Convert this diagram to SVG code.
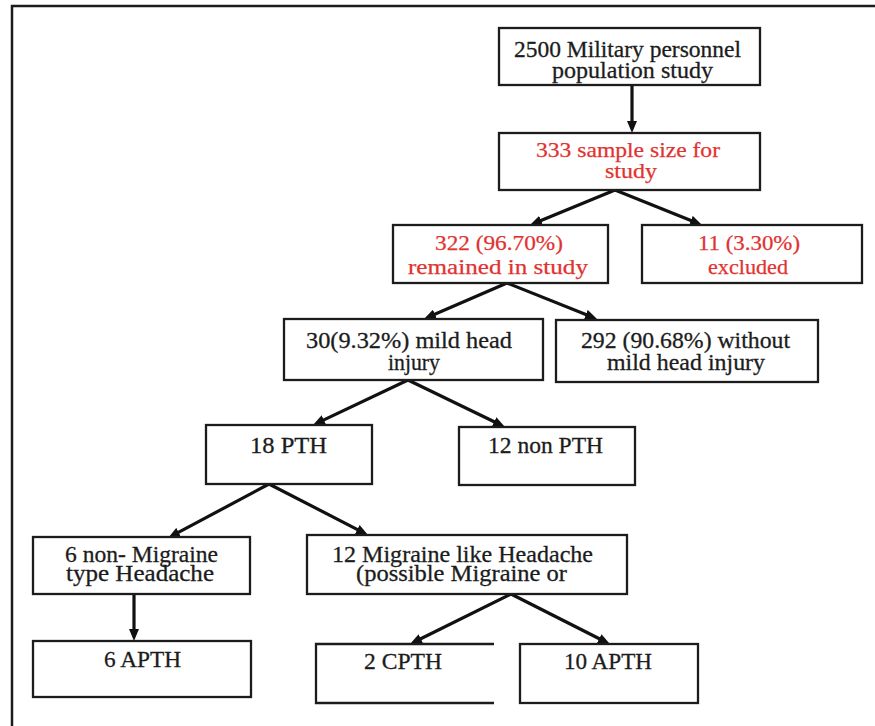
<svg xmlns="http://www.w3.org/2000/svg" width="875" height="726" viewBox="0 0 875 726">
<style>
.bg{fill:#ffffff}
.frame{fill:none;stroke:#1c1c1c;stroke-width:2.5}
.box{fill:#ffffff;stroke:#1c1c1c;stroke-width:2.3}
.t{font-family:"Liberation Serif","Times New Roman",serif;font-size:24px;fill:#1c1c1c;stroke:#1c1c1c;stroke-width:0.3}
.r{font-family:"Liberation Serif","Times New Roman",serif;font-size:22px;fill:#e2322f;stroke:#e2322f;stroke-width:0.25}
.arrow{fill:none;stroke:#111111;stroke-width:3.2;marker-end:url(#ah)}
</style>
<defs>
<marker id="ah" markerUnits="userSpaceOnUse" markerWidth="12" markerHeight="10" refX="4" refY="5" orient="auto">
<path d="M0,0 L12,5 L0,10 z" fill="#111111"/>
</marker>
</defs>
<rect class="bg" x="0" y="0" width="875" height="726"/>
<path class="frame" d="M12,726 V6 H875"/>

<g id="connectors">
<path class="arrow" d="M632,85 L632,125"/>
<path class="arrow" d="M615,190 L537.4,222"/>
<path class="arrow" d="M615,190 L694.6,222"/>
<path class="arrow" d="M507,283 L431.3,315.8"/>
<path class="arrow" d="M507,283 L589.6,316"/>
<path class="arrow" d="M408,380 L320.2,421.6"/>
<path class="arrow" d="M408,380 L497.8,423.5"/>
<path class="arrow" d="M269,484 L175.1,534.2"/>
<path class="arrow" d="M269,484 L360.9,531.3"/>
<path class="arrow" d="M134,594 L134,633"/>
<path class="arrow" d="M511,594 L417.2,640.5"/>
<path class="arrow" d="M511,594 L602.8,640.5"/>
</g>

<g id="n-population">
<rect class="box" x="499" y="28" width="261" height="57"/>
<text class="t" x="514" y="57" textLength="227" lengthAdjust="spacingAndGlyphs">2500 Military personnel</text>
<text class="t" x="552" y="78" textLength="161" lengthAdjust="spacingAndGlyphs">population study</text>
</g>

<g id="n-sample">
<rect class="box" x="499" y="133" width="261" height="57"/>
<text class="r" x="536" y="157" textLength="184" lengthAdjust="spacingAndGlyphs">333 sample size for</text>
<text class="r" x="605" y="178" textLength="52" lengthAdjust="spacingAndGlyphs">study</text>
</g>

<g id="n-remained">
<rect class="box" x="393" y="225" width="215" height="58"/>
<text class="r" x="435" y="250" textLength="128" lengthAdjust="spacingAndGlyphs">322 (96.70%)</text>
<text class="r" x="408" y="274" textLength="180" lengthAdjust="spacingAndGlyphs">remained  in  study</text>
</g>

<g id="n-excluded">
<rect class="box" x="642" y="225" width="220" height="58"/>
<text class="r" x="698" y="250" textLength="102" lengthAdjust="spacingAndGlyphs">11 (3.30%)</text>
<text class="r" x="708" y="274" textLength="80" lengthAdjust="spacingAndGlyphs">excluded</text>
</g>

<g id="n-mild">
<rect class="box" x="284" y="319" width="259" height="61"/>
<text class="t" x="306" y="348" textLength="206" lengthAdjust="spacingAndGlyphs">30(9.32%) mild head</text>
<text class="t" x="388" y="370" textLength="52" lengthAdjust="spacingAndGlyphs">injury</text>
</g>

<g id="n-without">
<rect class="box" x="556" y="320" width="262" height="62"/>
<text class="t" x="581" y="348" textLength="209" lengthAdjust="spacingAndGlyphs">292 (90.68%) without</text>
<text class="t" x="607" y="370" textLength="158" lengthAdjust="spacingAndGlyphs">mild head injury</text>
</g>

<g id="n-pth">
<rect class="box" x="206" y="425" width="166" height="59"/>
<text class="t" x="250" y="453" textLength="77" lengthAdjust="spacingAndGlyphs">18 PTH</text>
</g>

<g id="n-nonpth">
<rect class="box" x="459" y="427" width="176" height="58"/>
<text class="t" x="488" y="453" textLength="115" lengthAdjust="spacingAndGlyphs">12 non PTH</text>
</g>

<g id="n-nonmigraine">
<rect class="box" x="33" y="537" width="217" height="57"/>
<text class="t" x="65" y="562" textLength="153" lengthAdjust="spacingAndGlyphs">6 non- Migraine</text>
<text class="t" x="66" y="581" textLength="148" lengthAdjust="spacingAndGlyphs">type Headache</text>
</g>

<g id="n-migraine">
<rect class="box" x="307" y="535" width="320" height="59"/>
<text class="t" x="332" y="562" textLength="261" lengthAdjust="spacingAndGlyphs">12 Migraine like Headache</text>
<text class="t" x="356" y="581" textLength="211" lengthAdjust="spacingAndGlyphs">(possible Migraine or</text>
</g>

<g id="n-apth6">
<rect class="box" x="33" y="641" width="218" height="56"/>
<text class="t" x="104" y="667" textLength="77" lengthAdjust="spacingAndGlyphs">6 APTH</text>
</g>

<g id="n-cpth">
<path class="box" d="M494,644 H316 V703 H494"/>
<text class="t" x="364" y="669" textLength="78" lengthAdjust="spacingAndGlyphs">2 CPTH</text>
</g>

<g id="n-apth10">
<rect class="box" x="520" y="644" width="178" height="59"/>
<text class="t" x="564" y="669" textLength="88" lengthAdjust="spacingAndGlyphs">10 APTH</text>
</g>
</svg>
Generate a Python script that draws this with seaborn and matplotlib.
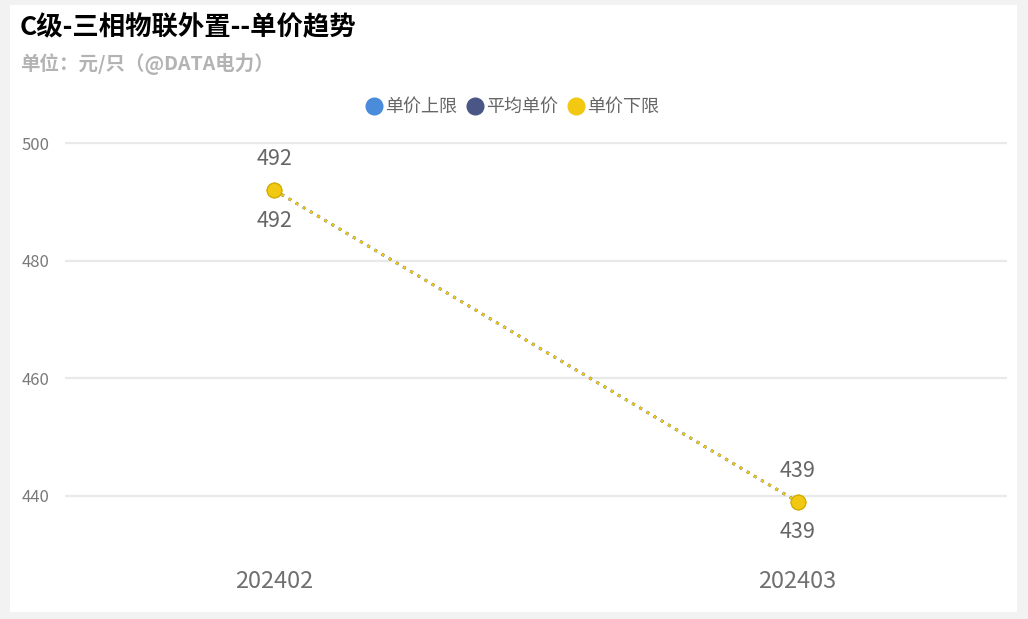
import pandas as pd
import matplotlib
matplotlib.use('Agg')
import matplotlib.pyplot as plt
from matplotlib.lines import Line2D
from matplotlib.patches import Rectangle
import seaborn as sns

months = ['202402', '202403']
upper = [492, 439]
avg = [492, 439]
lower = [492, 439]
series_names = ['单价上限', '平均单价', '单价下限']
colors = ['#4A8CDB', '#4A5786', '#F2C811']
yticks = [440, 460, 480, 500]

sns.set_style('white')
plt.rcParams['font.family'] = ['Noto Sans CJK SC', 'DejaVu Sans']

df = pd.DataFrame({
    'month': months * 3,
    'value': upper + avg + lower,
    'series': [s for s in series_names for _ in months],
})

fig = plt.figure(figsize=(10.28, 6.19), dpi=100)
fig.patch.set_facecolor('#F2F2F2')
fig.add_artist(Rectangle((10 / 1028, 1 - 612 / 619), 1007 / 1028, 607 / 619,
                         transform=fig.transFigure, facecolor='white',
                         edgecolor='none', zorder=0))

ax = fig.add_axes([65 / 1028, 1 - 554.8 / 619, 942 / 1028, 412.3 / 619])
ax.set_facecolor('none')
sns.lineplot(data=df, x='month', y='value', hue='series', hue_order=series_names,
             palette=colors, ax=ax, marker='o', markersize=10.5,
             markeredgecolor='#D4AE00', markeredgewidth=0.8,
             linewidth=2.0, linestyle=(0, (1, 2.0)), legend=False)

ax.set_xlim(-0.4, 1.4)
ax.set_ylim(430, 500.1)
ax.set_yticks(yticks)
ax.grid(axis='y', color='#E9E9E9', linewidth=1.6)
ax.grid(axis='x', visible=False)
for s in ax.spines.values():
    s.set_visible(False)
ax.tick_params(axis='y', length=0, pad=11, labelsize=12, labelcolor='#7A7A7A')
ax.tick_params(axis='x', length=0, pad=11, labelsize=17, labelcolor='#707070')
ax.set_xlabel('')
ax.set_ylabel('')

for i in range(len(months)):
    ax.annotate(str(upper[i]), (i, upper[i]), xytext=(0, 22.5), textcoords='offset points',
                ha='center', va='center', fontsize=15.5, color='#666666')
    ax.annotate(str(lower[i]), (i, lower[i]), xytext=(0, -22), textcoords='offset points',
                ha='center', va='center', fontsize=15.5, color='#666666')

handles = [Line2D([], [], marker='o', linestyle='none', markersize=12,
                  markerfacecolor=c, markeredgecolor=c) for c in colors]
fig.legend(handles, series_names, loc='center', bbox_to_anchor=(511 / 1028, 1 - 107 / 619),
           ncol=3, frameon=False, fontsize=13, labelcolor='#666666',
           handletextpad=0.0, columnspacing=0.4, handlelength=1.2)

fig.text(20 / 1028, 1 - 28 / 619, 'C级-三相物联外置--单价趋势', fontsize=19,
         fontweight='bold', color='black', ha='left', va='center')
fig.text(20 / 1028, 1 - 64 / 619, '单位：元/只（@DATA电力）', fontsize=14,
         fontweight='bold', color='#B3B3B3', ha='left', va='center')

fig.savefig('out.png', dpi=100, facecolor=fig.get_facecolor())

Stated task
Starting at the line containing "Generate a Python" and stopping after the line containing "import seaborn as sns", give the lines again exactly and leave out every image.

Expected answer
Generate a Python script that draws this with seaborn and matplotlib.
import pandas as pd
import matplotlib
matplotlib.use('Agg')
import matplotlib.pyplot as plt
from matplotlib.lines import Line2D
from matplotlib.patches import Rectangle
import seaborn as sns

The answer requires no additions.